The Daily Telegraph

A bus shelter in the middle of nowhere is worth the wait

- LAURENCE DODDS FOLLOW Laurence Dodds on Twitter @LFDodds; read more at telegraph.co.uk/opinion

On a lonely stretch of road on the Scottish island of Arran, between the villages of Lamlash and Whiting Bay, there is a concrete bus shelter with a wooden bench inside. Elsewhere the road is lined with yellow-flowering gorse, but here it is cut back so the shelter stands alone. In its back wall there are three narrow slots which let you look out over Kingscross Burn and the pine-clad hills beyond like a soldier in some desolate pillbox. Once, in April 2009, a Google van drove past, photograph­ed it for Street View, and never came back. There is no phone signal. The buses are infrequent.

I’ve spent a lot of time at this bus stop and others like it. As a child I waited there for the bus into town, to school, or to meet friends. Later, on holiday after we moved south, I waited at remote bus stops to go to the hotel where I’d do my weekly email check. The shelter’s design meant you couldn’t see the road from the bench, and had to keep getting up to check whenever you heard a big engine. I also waited in glass-walled shelters for the last bus home after ceilidhs, and with friends from London after climbing a mountain. In Brighton, in the time before smartphone­s, I waited after my swimming teaching shifts, stinking of chlorine in the darkness, with the crashing surf behind me.

The people of Walkhampto­n, Devon – where buses are even rarer than on Arran – are clearly resigned to waiting. One of them has anonymousl­y furnished their bus shelter with cushions, framed pictures, potted plants and a wicker basket full of chocolates. In Israel and India, citizens have transforme­d their stops into libraries. I understand the impulse, because in many ways remote bus shelters are places of boredom and frustratio­n. But I would urge caution, because it’s exactly their inconvenie­nce which makes them beautiful. They are among our last bastions of peace, solitude and the salutary acceptance of life’s strangenes­s which comes from being forced to sit in one place without anything else to distract you.

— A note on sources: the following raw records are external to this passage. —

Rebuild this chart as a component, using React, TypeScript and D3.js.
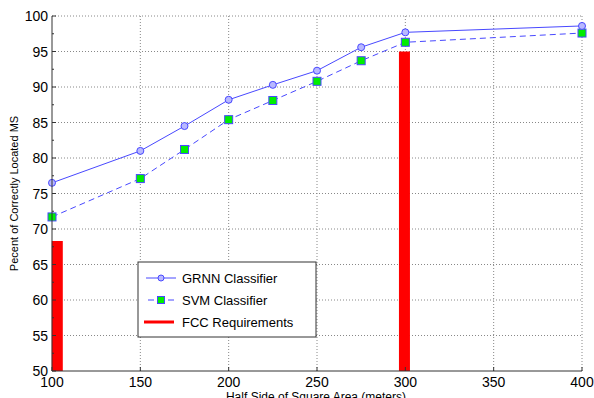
import * as d3 from "d3";

// x positions (half side, meters)
const sides = [100, 150, 175, 200, 225, 250, 275, 300, 400];
const grnn = [76.5, 81.0, 84.5, 88.2, 90.3, 92.3, 95.6, 97.7, 98.6];
const svm = [71.7, 77.1, 81.2, 85.4, 88.1, 90.8, 93.7, 96.3, 97.6];

// FCC requirement bars
const fccX = [103, 299.5];
const fccY = [68.3, 95.0];

const xTicks = [100, 150, 200, 250, 300, 350, 400];
const yTicks = [50, 55, 60, 65, 70, 75, 80, 85, 90, 95, 100];

const W = 594;
const H = 398;
const left = 52, right = 582, top = 16, bottom = 371;

const App = () => {
  const x = d3.scaleLinear().domain([100, 400]).range([left, right]);
  const y = d3.scaleLinear().domain([50, 100]).range([bottom, top]);

  const line = d3.line<number>()
    .x((_, i) => x(sides[i]))
    .y((d) => y(d));

  const font = "Arial, 'Liberation Sans', sans-serif";
  const blue = "#4848ff";

  // minor ticks on y axis
  const minor = d3.range(52.5, 100, 5);

  return (
    <div style={{ position: "fixed", left: 0, top: 0 }}>
      <svg width={W} height={H} style={{ display: "block", background: "#fff" }}>
        {/* grid */}
        {xTicks.slice(1).map((t) => (
          <line key={"gx" + t} x1={x(t)} x2={x(t)} y1={top} y2={bottom}
            stroke="#888" strokeWidth={1} strokeDasharray="1,2" />
        ))}
        {yTicks.slice(1).map((t) => (
          <line key={"gy" + t} x1={left} x2={right} y1={y(t)} y2={y(t)}
            stroke="#888" strokeWidth={1} strokeDasharray="1,2" />
        ))}

        {/* FCC bars */}
        {fccX.map((fx, i) => (
          <line key={"fcc" + i} x1={x(fx)} x2={x(fx)} y1={y(50)} y2={y(fccY[i])}
            stroke="#ff0000" strokeWidth={11} />
        ))}

        {/* SVM */}
        <path d={line(svm) ?? ""} fill="none" stroke={blue} strokeWidth={1}
          strokeDasharray="6,4" />
        {svm.map((v, i) => (
          <rect key={"s" + i} x={x(sides[i]) - 4} y={y(v) - 4} width={8} height={8}
            fill="#00ee00" stroke={blue} strokeWidth={1} />
        ))}

        {/* GRNN */}
        <path d={line(grnn) ?? ""} fill="none" stroke={blue} strokeWidth={1} />
        {grnn.map((v, i) => (
          <circle key={"g" + i} cx={x(sides[i])} cy={y(v)} r={3.5}
            fill="#b8b8ff" stroke={blue} strokeWidth={1} />
        ))}

        {/* axes */}
        <line x1={left} x2={left} y1={top} y2={bottom} stroke="#333" />
        <line x1={left} x2={right} y1={bottom} y2={bottom} stroke="#333" />
        {yTicks.map((t) => (
          <g key={"yt" + t}>
            <line x1={left} x2={left + 4} y1={y(t)} y2={y(t)} stroke="#333" />
            <text x={left - 4} y={y(t) + 5} textAnchor="end" fontFamily={font}
              fontSize={14} fill="#000">{t}</text>
          </g>
        ))}
        {minor.map((t) => (
          <line key={"ym" + t} x1={left} x2={left + 2} y1={y(t)} y2={y(t)} stroke="#333" />
        ))}
        {xTicks.map((t) => (
          <g key={"xt" + t}>
            <line x1={x(t)} x2={x(t)} y1={bottom} y2={bottom - 4} stroke="#333" />
            <text x={x(t)} y={bottom + 16} textAnchor="middle" fontFamily={font}
              fontSize={14} fill="#000">{t}</text>
          </g>
        ))}

        <text x={316} y={401} textAnchor="middle" fontFamily={font} fontSize={12}>
          Half Side of Square Area (meters)
        </text>
        <text transform={`translate(18, ${(top + bottom) / 2}) rotate(-90)`}
          textAnchor="middle" fontFamily={font} fontSize={11}>
          Pecent of Correctly Located MS
        </text>

        {/* legend */}
        <g>
          <rect x={138} y={262} width={178} height={75} fill="#fff" stroke="#333" />
          <line x1={146} x2={176} y1={278} y2={278} stroke={blue} />
          <circle cx={161} cy={278} r={3} fill="#b8b8ff" stroke={blue} />
          <text x={182} y={283} fontFamily={font} fontSize={13}>GRNN Classifier</text>

          <line x1={148} x2={174} y1={300} y2={300} stroke={blue} strokeDasharray="6,4" />
          <rect x={157.5} y={296.5} width={7} height={7} fill="#00ee00" stroke={blue} />
          <text x={182} y={305} fontFamily={font} fontSize={13}>SVM Classifier</text>

          <line x1={144} x2={174} y1={322} y2={322} stroke="#ff0000" strokeWidth={3} />
          <text x={182} y={327} fontFamily={font} fontSize={13}>FCC Requirements</text>
        </g>
      </svg>
    </div>
  );
};

export default App;
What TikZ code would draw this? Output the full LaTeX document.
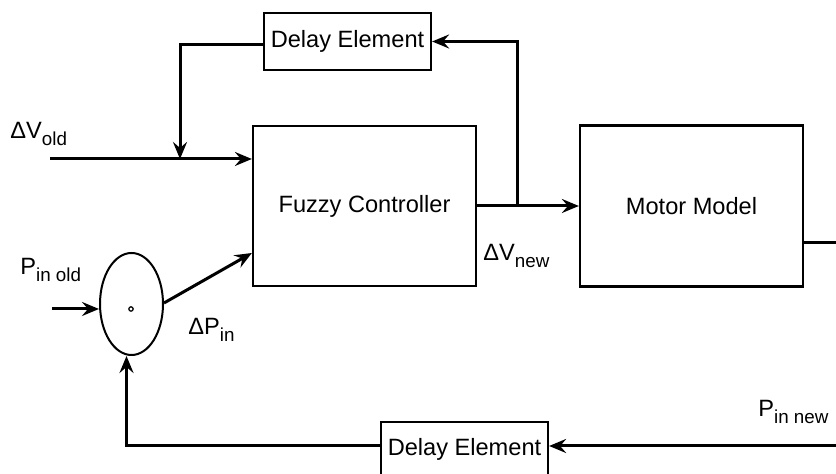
\documentclass[tikz,border=0pt]{standalone}
\usepackage{fontspec}
\setmainfont{Liberation Sans}
\usetikzlibrary{arrows.meta,shapes.geometric}
\newcommand\lowtxt[1]{\raisebox{-0.32em}{\fontsize{9.4}{10}\selectfont #1}}

\begin{document}
\begin{tikzpicture}[x=0.5pt,y=-0.5pt,
  block/.style={draw=black,line width=1.1pt,fill=white,inner sep=0pt,font=\fontsize{11.8}{14}\selectfont},
  lbl/.style={inner sep=0pt,font=\fontsize{11.8}{14}\selectfont},
  flow/.style={black,line width=1.5pt},
  tip/.style={-{Stealth[length=8.5pt,width=7pt,inset=3pt]}}]

\clip (0,0) rectangle (836,474);

% blocks:
\node[block,minimum width=83.5pt,minimum height=28.5pt] (delaytop) at (347.5,41.5) {Delay Element};
\node[block,minimum width=111.5pt,minimum height=80pt] (fuzzy) at (364.5,206) {Fuzzy Controller};
\node[block,minimum width=111.5pt,minimum height=80.5pt] (motor) at (691.5,206) {Motor Model};
\node[block,minimum width=83.5pt,minimum height=27pt] (delaybot) at (464.5,449) {Delay Element};
\node[draw=black,line width=1pt,ellipse,minimum width=31.5pt,minimum height=51pt,inner sep=0pt] (sum) at (131.5,304) {};
\draw[black,line width=0.6pt] (131,309) circle (1.1pt);

% labels:
\node[lbl,anchor=west] (vold) at (10,134) {ΔV\lowtxt{old}};
\node[lbl,anchor=west] (pinold) at (20,270) {P\lowtxt{in old}};
\node[lbl,anchor=west] (dpin) at (188,330) {ΔP\lowtxt{in}};
\node[lbl,anchor=west] (vnew) at (483,256) {ΔV\lowtxt{new}};
\node[lbl,anchor=west] (pinnew) at (758,412) {P\lowtxt{in new}};

% connectors:
\coordinate (vin) at (50,159);
\coordinate (merge) at (180,159);
\coordinate (pin) at (52,309);
\coordinate (split) at (517,206);
\coordinate (corner) at (870,243);

\draw[flow,tip] (vin) -- (vin -| fuzzy.west);
\draw[flow,tip] ([yshift=-1.5pt]delaytop.west) -| (merge);
\draw[flow,tip] (fuzzy.east) -- (motor.west);
\draw[flow,tip] (split) |- (delaytop.east);
\draw[flow,tip] (pin) -- (pin -| sum.west);
\draw[flow,tip] ([yshift=0.5pt]sum.east) -- ([yshift=-23.5pt]fuzzy.west);
\draw[flow,tip] ([yshift=-18.5pt]motor.east) -- (corner) |- ([yshift=1.5pt]delaybot.east);
\draw[flow,tip] ([yshift=1.5pt]delaybot.west) -| ([xshift=-2.5pt]sum.south);

\end{tikzpicture}
\end{document}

That matters especially in an age where the alliance of apps, GPS and instant taxi services such as Uber have transforme­d urban travel into something like a video game. This is not a bad thing: quite apart from their convenienc­e, these tools unlock incredible feats of navigation­al efficiency.

I recently convinced a night bus driver to let me out at a junction, hurtled down into a Tube station, and caught the last Northern line train, knowing that it would overtake the last Victoria line train just in time for me to switch. Without my phone I would never have taken such a risk. Just as cartograph­y and longitude measuremen­t made once-impossible journeys routine, we can now find quick paths across moving stepping stones which we would never have seen before.

But the increasing­ly exhaustive colonisati­on of our time by goals and purposes – commonly known as “scheduling” – deprives us of something too. In a rural bus shelter there is only you, the landscape, and potentiall­y infinite time (possibly also some sheep). You are not able to maximise the utility of every possible minute. You have to sit and tolerate the landscape, time and yourself (plus the sheep) for what they are, and only what they are. I welcome anything that makes it easier to spend more time in these places. I just hope no anonymous cyber-Samaritan installs free Wi-Fi in them.